Further criticising the recent renewals, Zaazaa added that these renovations did not extend beyond painting the fronts of buildings located in main streets, while side streets and passageways were left rundown.
Similarly critical of private plans, like that of Al-Ismaelia, Zaazaa believes that developing Downtown by making it economically viable, and thus attractive to private investors, as is the plan, means that its current visitors that make it what it is will be pushed out.
“The users claiming the territory in Downtown are from an income group that does not make them a target for investors … The same goes for the services they use; their restaurants, cafés, etc,” says Zaazaa, believing that investment plans will essentially be targeting higher income groups alone.

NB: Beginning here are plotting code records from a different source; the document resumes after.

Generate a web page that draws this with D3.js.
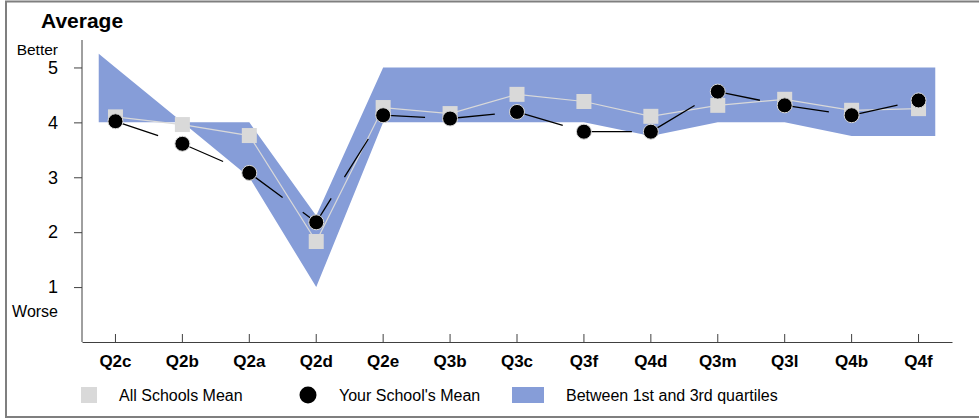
<!DOCTYPE html>
<html>
<head>
<meta charset="utf-8">
<script src="https://cdn.jsdelivr.net/npm/d3@7"></script>
<style>
  html, body { margin: 0; padding: 0; background: #fff; }
  svg { display: block; font-family: Arial, "Liberation Sans", sans-serif; }
</style>
</head>
<body>
<svg id="chart" width="979" height="419"></svg>
<script>
const categories = ["Q2c","Q2b","Q2a","Q2d","Q2e","Q3b","Q3c","Q3f","Q4d","Q3m","Q3l","Q4b","Q4f"];
const allSchoolsMean = [4.10,3.96,3.76,1.83,4.27,4.16,4.51,4.38,4.11,4.31,4.42,4.22,4.25];
const yourSchoolMean = [4.02,3.61,3.08,2.18,4.13,4.07,4.19,3.83,3.83,4.56,4.31,4.13,4.40];
const quartile1 = [4,4,3,1,4,4,4,4,3.75,4,4,3.75,3.75];
const quartile3 = [5,4,4,2.3,5,5,5,5,5,5,5,5,5];
const yTicks = [1,2,3,4,5];
const legendLabels = ["All Schools Mean","Your School's Mean","Between 1st and 3rd quartiles"];

const svg = d3.select("#chart");
const BAND_COLOR = "#869dd8";
const GREY = "#d9d9d9";

// outer frame
svg.append("rect").attr("x",6).attr("y",1.5).attr("width",990).attr("height",415.5)
  .attr("fill","none").attr("stroke","#7f7f7f").attr("stroke-width",2);

const x = d3.scaleBand().domain(categories).range([82,952]);
const y = d3.scaleLinear().domain([0,5.5]).range([342,40]);
const cx = c => x(c) + x.bandwidth()/2;
const step = x.step();

// quartile band, extended a quarter step past the ends
const n = categories.length;
const bandPts = categories.map((c,i)=>({x:cx(c), lo:quartile1[i], hi:quartile3[i]}));
const ext = 0.25;
const first = {x: bandPts[0].x - ext*step,
  lo: quartile1[0] - ext*(quartile1[1]-quartile1[0]),
  hi: quartile3[0] - ext*(quartile3[1]-quartile3[0])};
const last = {x: bandPts[n-1].x + ext*step,
  lo: quartile1[n-1] + ext*(quartile1[n-1]-quartile1[n-2]),
  hi: quartile3[n-1] + ext*(quartile3[n-1]-quartile3[n-2])};
const bandAll = [first, ...bandPts, last];
svg.append("path").datum(bandAll)
  .attr("fill",BAND_COLOR)
  .attr("d", d3.area().x(d=>d.x).y0(d=>y(d.lo)).y1(d=>y(d.hi)));

// axes
const yAxis = svg.append("g").attr("transform","translate(82,0)")
  .call(d3.axisLeft(y).tickValues(yTicks).tickSize(8).tickFormat(d3.format("d")));
yAxis.select(".domain").attr("d", `M0,${y(0)}V${y(5.5)}`).attr("stroke","#404040");
yAxis.selectAll(".tick line").attr("stroke","#404040");
yAxis.selectAll(".tick text").attr("x",-24).attr("font-size",18).attr("fill","#000")
  .attr("font-family","Arial, 'Liberation Sans', sans-serif");

const xAxis = svg.append("g").attr("transform",`translate(0,${y(0)})`)
  .call(d3.axisBottom(x).tickSize(-8).tickSizeOuter(0));
xAxis.select(".domain").attr("stroke","#404040");
xAxis.selectAll(".tick line").attr("stroke","#404040");
xAxis.selectAll(".tick text").attr("y",25).attr("dy","0").attr("font-size",17)
  .attr("font-weight","bold").attr("fill","#000")
  .attr("font-family","Arial, 'Liberation Sans', sans-serif");

// labels
svg.append("text").attr("x",41).attr("y",28).attr("font-size",21).attr("font-weight","bold").text("Average");
svg.append("text").attr("x",58).attr("y",55).attr("text-anchor","end").attr("font-size",15.5).text("Better");
svg.append("text").attr("x",58).attr("y",317).attr("text-anchor","end").attr("font-size",16).text("Worse");

// all schools mean
const line = d3.line().x(d=>d.x).y(d=>d.y);
const allPts = categories.map((c,i)=>({x:cx(c), y:y(allSchoolsMean[i])}));
const yourPts = categories.map((c,i)=>({x:cx(c), y:y(yourSchoolMean[i])}));
svg.append("path").datum(allPts).attr("fill","none").attr("stroke",GREY).attr("stroke-width",1.2).attr("d",line);
svg.append("g").selectAll("rect").data(allPts).join("rect")
  .attr("x",d=>d.x-7.5).attr("y",d=>d.y-7.5).attr("width",15).attr("height",15).attr("fill",GREY);

// your school mean
svg.append("path").datum(yourPts).attr("fill","none").attr("stroke","#000").attr("stroke-width",1.3)
  .attr("stroke-dasharray","45,25").attr("d",line);
svg.append("g").selectAll("circle").data(yourPts).join("circle")
  .attr("cx",d=>d.x).attr("cy",d=>d.y).attr("r",7.5).attr("fill","#000")
  .attr("stroke",GREY).attr("stroke-width",1);

// legend
const lg = svg.append("g");
lg.append("rect").attr("x",81).attr("y",387).attr("width",16).attr("height",16).attr("fill",GREY);
lg.append("text").attr("x",119).attr("y",401).attr("font-size",16).text(legendLabels[0]);
lg.append("circle").attr("cx",308).attr("cy",395).attr("r",8.5).attr("fill","#000");
lg.append("text").attr("x",339).attr("y",401).attr("font-size",16).text(legendLabels[1]);
lg.append("rect").attr("x",512).attr("y",387).attr("width",32).attr("height",16).attr("fill",BAND_COLOR);
lg.append("text").attr("x",566).attr("y",401).attr("font-size",16).text(legendLabels[2]);
</script>
</body>
</html>
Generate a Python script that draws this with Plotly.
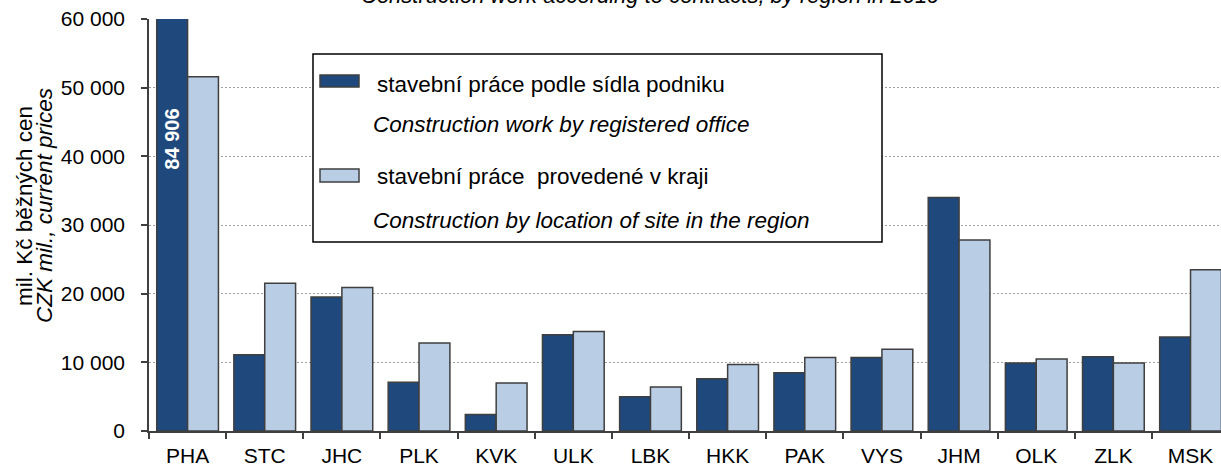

After his team Madd — an independent group of architects and urban designers that act as consultants for communities in marginalised and deprived areas — managed over the past year to successfully agree with residents, government and investors on a plan for Downtown's extension, the Maspero triangle, without involving the intitial evacuation plans, Zaazaa hopes such a vision will extend to the rest of the city's centre instead of relying on top-down models.
Opposing the idea that Downtown needs to go back to its “heydays,” Zaazaa opines that, “If Downtown had remained as it was during the Khedivial period it would have missed a lot.”
“It may have gained some benefits, but missed much of what enriches it today."